Former chairman Levitt recommends disclosing all such conflicts of interest and changing the way analysts are compensated. Enron’s complex and duplicitous dealings were not flagged by analysts. Days before Enron filed for bankruptcy, 14 of the 16 analysts who covered the company still recommended that clients buy or hold the stock.

Rating services such as Moody’s and Standard and Poor’s seem to have conducted business as usual. A recent Business Week editorial commented, “If they [the rating companies] couldn’t penetrate Enron’s complex financial engineering, the rating agencies should have said so.”

The Association for Investment Management and Research, the trade group for investment analysts began an initiative last year to support more independent research reports and investment recommendations. The initiative was a response to criticism of analysts’ reports following the decline of the dot-coms and technology stocks.

Independence of Directors

Corporate governance activists have long called for truly independent outside directors, directors who have no direct or indirect links with the company. The separation of management and board members representing shareholder interests is critical to accountability. The board of directors needs to be strictly independent so it can ask management the necessary tough questions and serve as watchdogs for shareholders and other stakeholders. Former SEC chairman Levitt proposes that stock exchanges, as a listing condition, should require at least a majority of directors on company boards to meet a strict definition of independence. In Enron’s case, at least three board members would have been disqualified under such a test of independence.

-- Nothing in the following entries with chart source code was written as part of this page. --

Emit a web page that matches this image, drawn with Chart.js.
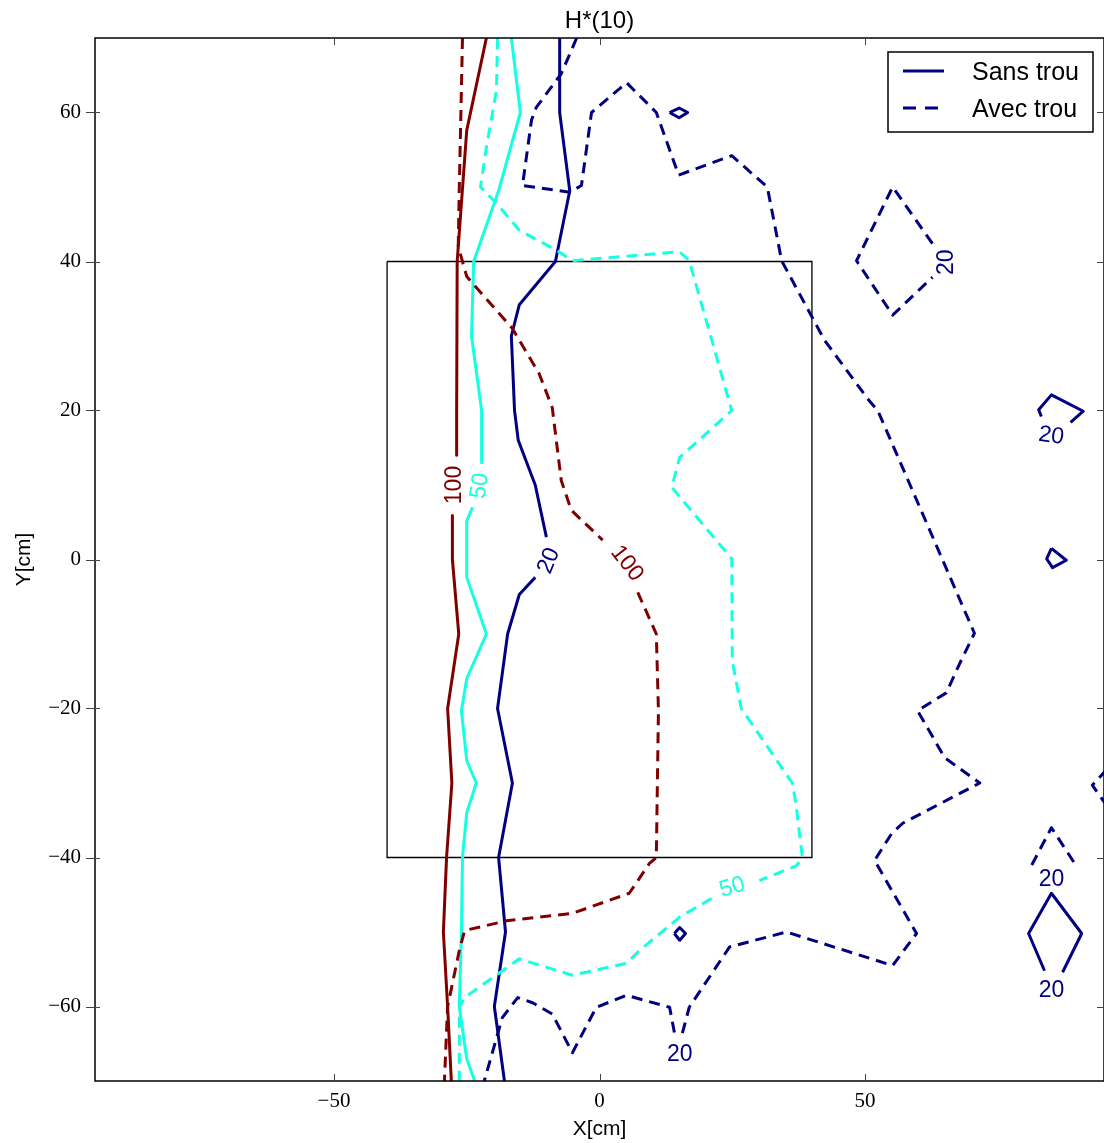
<!DOCTYPE html>
<html>
<head>
<meta charset="utf-8">
<script src="https://cdn.jsdelivr.net/npm/chart.js@4/dist/chart.umd.min.js"></script>
<style>
  html, body { margin: 0; padding: 0; background: #fff; }
  canvas { display: block; }
</style>
</head>
<body>
<canvas id="chart" width="1104" height="1143"></canvas>
<script>
// ticks
const xTickValues = [-50, 0, 50];
const yTickValues = [-60, -40, -20, 0, 20, 40, 60];

// Sans trou (solid) - null = gap for inline label
const sans100 = [[-21.3, 70], [-25.0, 57.6], [-26.8, 40], [-26.9, 20], [-26.9, 14], null,
  [-27.7, 5.9], [-27.7, 0], [-26.5, -10], [-28.6, -20], [-27.8, -30], [-28.8, -40], [-29.4, -50], [-28.6, -60], [-27.9, -70]];
const sans50 = [[-16.6, 70], [-14.9, 60], [-19.0, 49.5], [-23.7, 40], [-24.1, 30], [-22.2, 20], [-22.2, 13], null,
  [-23.9, 7], [-25.0, 5.2], [-25.0, -2.4], [-21.3, -10], [-25.0, -16], [-26.0, -20.3], [-25.0, -27], [-23.2, -30],
  [-25.0, -34], [-25.8, -40], [-26.0, -50], [-26.4, -60], [-25.0, -67], [-23.5, -70]];
const sans20 = [[-7.5, 70], [-7.5, 60], [-5.6, 49.5], [-8.3, 40], [-15.1, 34.2], [-16.6, 30], [-16.0, 20], [-15.3, 16],
  [-12.1, 10], [-10.0, 3], null,
  [-12.1, -2.4], [-15.1, -4.7], [-17.3, -10], [-19.2, -20], [-16.4, -30], [-19.0, -40], [-17.7, -50], [-19.8, -60], [-17.9, -70]];
const sans20Islands = [
  [[83.2, 19.2], [82.7, 20.1], [85.1, 22.1], [91.1, 19.9], [88.7, 18.4]],
  [[85.1, 1.5], [87.9, -0.1], [85.3, -1.1], [84.2, 0.1], [85.1, 1.5]],
  [[83.8, -55.2], [80.8, -50.2], [85.1, -44.8], [90.8, -50.2], [87.2, -55.4]],
  [[13.2, 60], [15.0, 60.6], [16.6, 60], [15.0, 59.3], [13.2, 60]],
  [[14.1, -50.2], [15.1, -49.4], [16.2, -50.2], [15.1, -51.1], [14.1, -50.2]]
];

// Avec trou (dashed)
const avec100 = [[-25.8, 70], [-26.4, 50], [-26.6, 42], [-25.0, 38], [-23.2, 36.5], [-16.4, 31], [-11.4, 25],
  [-8.9, 20.4], [-7.2, 10.6], [-5.3, 6.6], [0.6, 2.6], null,
  [7.2, -4.4], [10.7, -10], [11.1, -20.3], [10.7, -40], [9.4, -40.8], [5.6, -44.8], [-5.1, -47.5], [-17.5, -48.5],
  [-25.4, -49.8], [-26.4, -52.5], [-28.6, -60], [-29.2, -70]];
const avec50 = [[-19.2, 70], [-19.4, 63], [-21.3, 55.3], [-22.4, 50], [-19.4, 47.8], [-15.1, 44.2], [-8.1, 41.5],
  [-5.1, 40.1], [15.1, 41.3], [16.9, 40.1], [24.9, 20], [15.1, 13.7], [13.6, 9.7], [24.9, 0.1], [25.0, -13.6],
  [26.7, -20], [36.3, -30], [37.0, -32.8], [38.2, -40], [37.1, -41.1], [30.1, -43.1], null,
  [21.1, -45.5], [15.1, -48], [7.5, -52.5], [5.1, -54.2], [-5.1, -55.8], [-15.1, -53.6], [-17.5, -54.8],
  [-25.4, -58.8], [-26.4, -60.1], [-26.4, -70]];
const avec20 = [[-4.3, 70], [-7.2, 65.2], [-11.9, 60.7], [-12.8, 59], [-14.5, 50.2], [-5.6, 49.3], [-3.4, 50.2],
  [-1.5, 60], [5.1, 64], [10.7, 60], [14.9, 51.6], [24.9, 54.2], [31.6, 50], [34.3, 40.1], [42.4, 29.4],
  [50.8, 21.3], [52.4, 20], [70.6, -9.9], [67.8, -14], [65.3, -17.9], [59.9, -20.3], [65.0, -26.6], [71.6, -30],
  [57.1, -35.4], [55.0, -36.8], [51.8, -40.4], [59.7, -50.2], [55.2, -54.5], [35.2, -50], [24.5, -52],
  [16.9, -60.1], [15.6, -63.6], null,
  [14.1, -63.5], [13.2, -60.1], [5.1, -58.5], [-0.6, -60.1], [-5.1, -66.2], [-8.9, -61], [-12.6, -59.5],
  [-15.4, -58.8], [-18.3, -61.5], [-21.7, -70]];
const avec20Islands = [
  [[62.7, 42.4], [55.2, 50], [48.4, 40.1], [55.2, 32.8], [62.7, 37.9]],
  [[95.5, -28.2], [92.8, -30.3], [95.5, -33]],
  [[81.4, -41], [85.1, -36], [89.3, -40.6]]
];

// zone rectangle
const boxX = [-40, 40, 40, -40, -40];
const boxY = [40, 40, -40, -40, 40];

// inline contour labels
const contourLabels = [
  { text: '100', x: -27.6, y: 10.0, rot: -90, level: 100 },
  { text: '50', x: -22.8, y: 9.9, rot: -82, level: 50 },
  { text: '20', x: -9.8, y: -0.1, rot: -68, level: 20 },
  { text: '100', x: 5.4, y: -0.4, rot: 52, level: 100 },
  { text: '50', x: 24.9, y: -43.8, rot: -16, level: 50 },
  { text: '20', x: 65.1, y: 39.9, rot: -90, level: 20 },
  { text: '20', x: 85.1, y: 16.8, rot: 8, level: 20 },
  { text: '20', x: 85.1, y: -42.7, rot: 0, level: 20 },
  { text: '20', x: 85.1, y: -57.7, rot: 0, level: 20 },
  { text: '20', x: 15.1, y: -66.2, rot: 0, level: 20 }
];

const colors = { 20: '#000080', 50: '#15ffe2', 100: '#800000' };
const DASH = [11, 7];

const datasets = [];
function addLine(arr, color, dashed) {
  let seg = [];
  const flush = () => {
    if (seg.length) datasets.push({
      data: seg.map(p => ({ x: p[0], y: p[1] })),
      borderColor: color,
      borderWidth: 3,
      borderDash: dashed ? DASH : [],
      borderJoinStyle: 'round'
    });
    seg = [];
  };
  arr.forEach(p => { if (p === null) flush(); else seg.push(p); });
  flush();
}

addLine(avec100, colors[100], true);
addLine(avec50, colors[50], true);
addLine(avec20, colors[20], true);
avec20Islands.forEach(a => addLine(a, colors[20], true));
addLine(sans100, colors[100], false);
addLine(sans50, colors[50], false);
addLine(sans20, colors[20], false);
sans20Islands.forEach(a => addLine(a, colors[20], false));

datasets.push({
  data: boxX.map((x, i) => ({ x: x, y: boxY[i] })),
  borderColor: '#000',
  borderWidth: 1.3
});

const minus = v => (v < 0 ? '\u2212' + Math.abs(v) : String(v));

// frame, ticks, titles, legend, contour labels
const decor = {
  id: 'decor',
  afterDraw(chart) {
    const ctx = chart.ctx;
    const ca = chart.chartArea;
    const xs = chart.scales.x, ys = chart.scales.y;
    ctx.save();

    // contour labels
    ctx.font = '23px "Liberation Sans", Arial, sans-serif';
    ctx.textAlign = 'center';
    ctx.textBaseline = 'alphabetic';
    contourLabels.forEach(l => {
      ctx.save();
      ctx.translate(xs.getPixelForValue(l.x), ys.getPixelForValue(l.y));
      ctx.rotate(l.rot * Math.PI / 180);
      ctx.fillStyle = colors[l.level];
      ctx.fillText(l.text, 0, 8);
      ctx.restore();
    });

    // frame
    ctx.strokeStyle = '#000';
    ctx.lineWidth = 1.5;
    ctx.strokeRect(ca.left, ca.top, ca.right - ca.left, ca.bottom - ca.top);

    // ticks
    ctx.lineWidth = 1;
    ctx.strokeStyle = '#444';
    ctx.beginPath();
    xTickValues.forEach(v => {
      const px = Math.round(xs.getPixelForValue(v)) + 0.5;
      ctx.moveTo(px, ca.bottom); ctx.lineTo(px, ca.bottom - 7);
      ctx.moveTo(px, ca.top); ctx.lineTo(px, ca.top + 7);
    });
    yTickValues.forEach(v => {
      const py = Math.round(ys.getPixelForValue(v)) + 0.5;
      ctx.moveTo(ca.left - 9, py); ctx.lineTo(ca.left + 5, py);
      ctx.moveTo(ca.right, py); ctx.lineTo(ca.right - 7, py);
    });
    ctx.stroke();

    // title + axis titles
    ctx.fillStyle = '#000';
    ctx.textAlign = 'center';
    ctx.font = '24px "Liberation Sans", Arial, sans-serif';
    ctx.fillText('H*(10)', (ca.left + ca.right) / 2 + 0, 28);
    ctx.font = '21px "Liberation Sans", Arial, sans-serif';
    ctx.fillText('X[cm]', xs.getPixelForValue(0), 1135);
    ctx.save();
    ctx.translate(30, ys.getPixelForValue(0));
    ctx.rotate(-Math.PI / 2);
    ctx.fillText('Y[cm]', 0, 0);
    ctx.restore();

    // legend
    const lx = ca.right - 216, ly = ca.top + 14;
    ctx.fillStyle = '#fff';
    ctx.fillRect(lx, ly, 205, 80);
    ctx.strokeStyle = '#000';
    ctx.lineWidth = 1.5;
    ctx.strokeRect(lx, ly, 205, 80);
    ctx.strokeStyle = colors[20];
    ctx.lineWidth = 3;
    ctx.beginPath();
    ctx.moveTo(lx + 15, ly + 19); ctx.lineTo(lx + 56, ly + 19);
    ctx.stroke();
    ctx.setLineDash([13, 9]);
    ctx.beginPath();
    ctx.moveTo(lx + 15, ly + 56); ctx.lineTo(lx + 56, ly + 56);
    ctx.stroke();
    ctx.setLineDash([]);
    ctx.fillStyle = '#000';
    ctx.textAlign = 'left';
    ctx.font = '25px "Liberation Sans", Arial, sans-serif';
    ctx.fillText('Sans trou', lx + 84, ly + 28);
    ctx.fillText('Avec trou', lx + 84, ly + 65);

    ctx.restore();
  }
};

new Chart(document.getElementById('chart').getContext('2d'), {
  type: 'scatter',
  data: { datasets: datasets },
  options: {
    responsive: false,
    animation: false,
    devicePixelRatio: 1,
    showLine: true,
    elements: { point: { radius: 0, hoverRadius: 0 }, line: { tension: 0, fill: false } },
    layout: { padding: { top: 38, left: 0, right: 0, bottom: 0 } },
    plugins: { legend: { display: false }, tooltip: { enabled: false }, title: { display: false } },
    events: [],
    scales: {
      x: {
        type: 'linear', position: 'bottom', min: -95, max: 95,
        grid: { display: false, drawTicks: false },
        border: { display: false },
        afterBuildTicks: s => { s.ticks = xTickValues.map(v => ({ value: v })); },
        afterFit: s => { s.height = 62; },
        ticks: {
          padding: 8, color: '#000', maxRotation: 0,
          font: { family: '"Liberation Serif", "DejaVu Serif", serif', size: 21 },
          callback: minus
        }
      },
      y: {
        type: 'linear', position: 'left', min: -70, max: 70,
        grid: { display: false, drawTicks: false },
        border: { display: false },
        afterBuildTicks: s => { s.ticks = yTickValues.map(v => ({ value: v })); },
        afterFit: s => { s.width = 95; },
        ticks: {
          padding: 14, color: '#000',
          font: { family: '"Liberation Serif", "DejaVu Serif", serif', size: 21 },
          callback: minus
        }
      }
    }
  },
  plugins: [decor]
});
</script>
</body>
</html>
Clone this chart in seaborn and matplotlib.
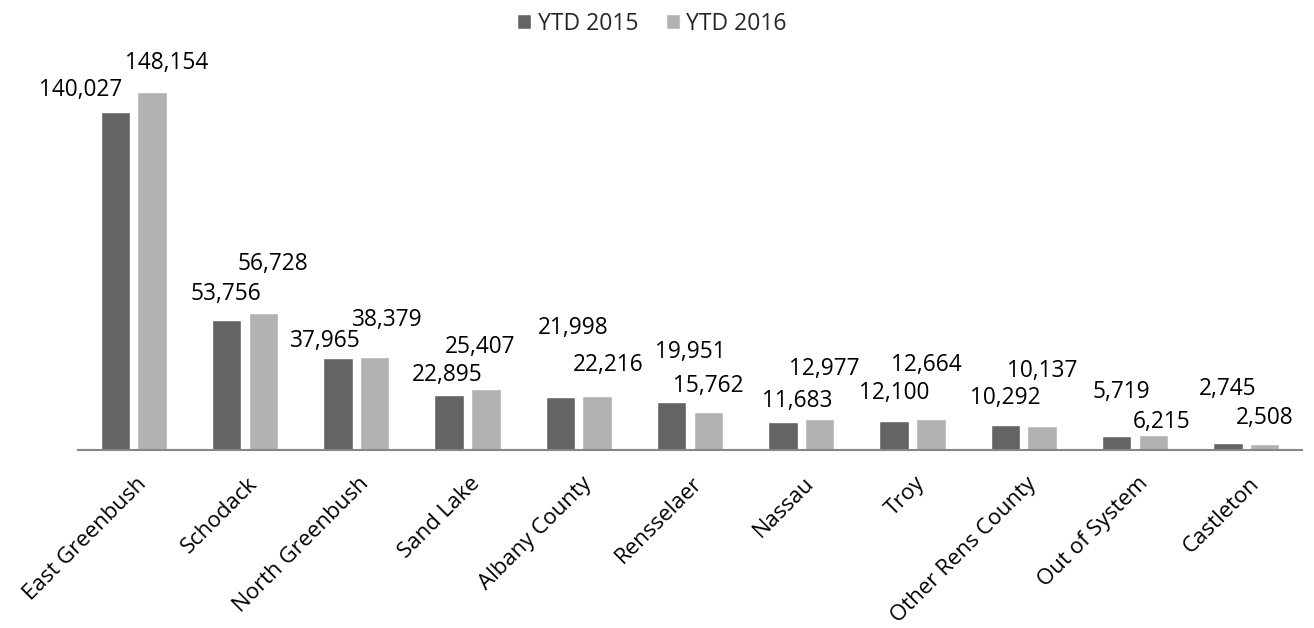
import pandas as pd
import matplotlib
matplotlib.use("Agg")
import matplotlib.pyplot as plt
import matplotlib.transforms as mtransforms
import seaborn as sns

# data
areas = ["East Greenbush", "Schodack", "North Greenbush", "Sand Lake", "Albany County",
         "Rensselaer", "Nassau", "Troy", "Other Rens County", "Out of System", "Castleton"]
ytd_2015 = [140027, 53756, 37965, 22895, 21998, 19951, 11683, 12100, 10292, 5719, 2745]
ytd_2016 = [148154, 56728, 38379, 25407, 22216, 15762, 12977, 12664, 10137, 6215, 2508]
series = ["YTD 2015", "YTD 2016"]

# label nudges (pixels) relative to each bar top, as placed in the original
label_nudge = {
    "YTD 2015": [(-35, 22), (-1, 26), (-13, 17), (-2, 20), (13, 69), (19, 50),
                 (14, 21), (0, 28), (0, 27), (5, 44), (0, 54)],
    "YTD 2016": [(15, 29), (10, 49), (13, 37), (-6, 42), (11, 31), (0, 26),
                 (5, 50), (-5, 54), (0, 55), (8, 13), (0, 26)],
}

colors = ["#646464", "#b2b2b2"]

df = pd.DataFrame({
    "area": areas * 2,
    "visits": ytd_2015 + ytd_2016,
    "period": [series[0]] * len(areas) + [series[1]] * len(areas),
})

sns.set_style("white")
plt.rcParams["font.family"] = ["Open Sans", "DejaVu Sans"]

fig = plt.figure(figsize=(13.14, 6.28), dpi=100)
ax = fig.add_axes([78 / 1314, 178 / 628, 1224 / 1314, 0.6156])

sns.barplot(data=df, x="area", y="visits", hue="period", palette=colors,
            width=0.66, gap=0.2, saturation=1, ax=ax)

ax.set_ylim(0, 160000)
ax.set_xlabel("")
ax.set_ylabel("")
ax.set_yticks([])
for side in ["left", "top", "right"]:
    ax.spines[side].set_visible(False)
ax.spines["bottom"].set_color("#868686")
ax.spines["bottom"].set_linewidth(1.5)

# value labels
for container, name in zip(ax.containers, series):
    for bar, (dx, dy) in zip(container, label_nudge[name]):
        h = bar.get_height()
        ax.annotate(f"{h:,.0f}", (bar.get_x() + bar.get_width() / 2, h),
                    xytext=(dx, dy), textcoords="offset pixels",
                    ha="center", va="center", fontsize=16.3, color="#000000")

# rotated category labels
ax.tick_params(axis="x", length=0, pad=16.6, labelsize=16, colors="#000000")
shift = mtransforms.ScaledTranslation(0.02, 0, fig.dpi_scale_trans)
for lbl in ax.get_xticklabels():
    lbl.set_rotation(45)
    lbl.set_ha("right")
    lbl.set_va("top")
    lbl.set_rotation_mode("anchor")
    lbl.set_transform(lbl.get_transform() + shift)

handles, labels = ax.get_legend_handles_labels()
ax.get_legend().remove()
fig.legend(handles, labels, loc="center", bbox_to_anchor=(652 / 1314, 1 - 23.5 / 628),
           ncol=2, frameon=False, fontsize=16.5, handlelength=0.6, handleheight=0.6,
           handletextpad=0.3, columnspacing=1.2)

fig.savefig("out.png", dpi=100)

Campaign Contributions and Other Donations

The Enron debacle has brought campaign finance reform to the front burner again. A January 23 Washington Post editorial states, “The existing system of soft-money donations allowed Enron to buy access to the administration and Congress. Although it is not clear yet whether this access corrupted the policy of the Bush administration, it appears likely that it did corrupt Congress in the late 1990s, contributing to a misguided decision not to regulate the financial instruments that triggered Enron’s bankruptcy. Moreover, the soft money system has allowed Enron’s auditor and other big accounting firms to sway Congress on the issue of audit regulation, contributing to the lax standards that made the Enron scandal possible.” Enron spent $2.4 million in the last election cycle.

CONCLUSION

The Enron saga is emblematic of publicly-traded companies in the 1990s yielding to the pressure to inflate their stock prices by whatever means possible. Enron’s captains engaged in $1.1 billion in insider trading; reported $618 million in falsified earnings; and created $1.25 billion in falsified shareholder equity. As one shareholder activist has said, “Once in a while a strange confluence of factors come together and there’s a scandal that changes things. This will likely change things.” Enron, hopefully is the clarion call that will keep us united in our efforts to foster public accountability, transparency and participation.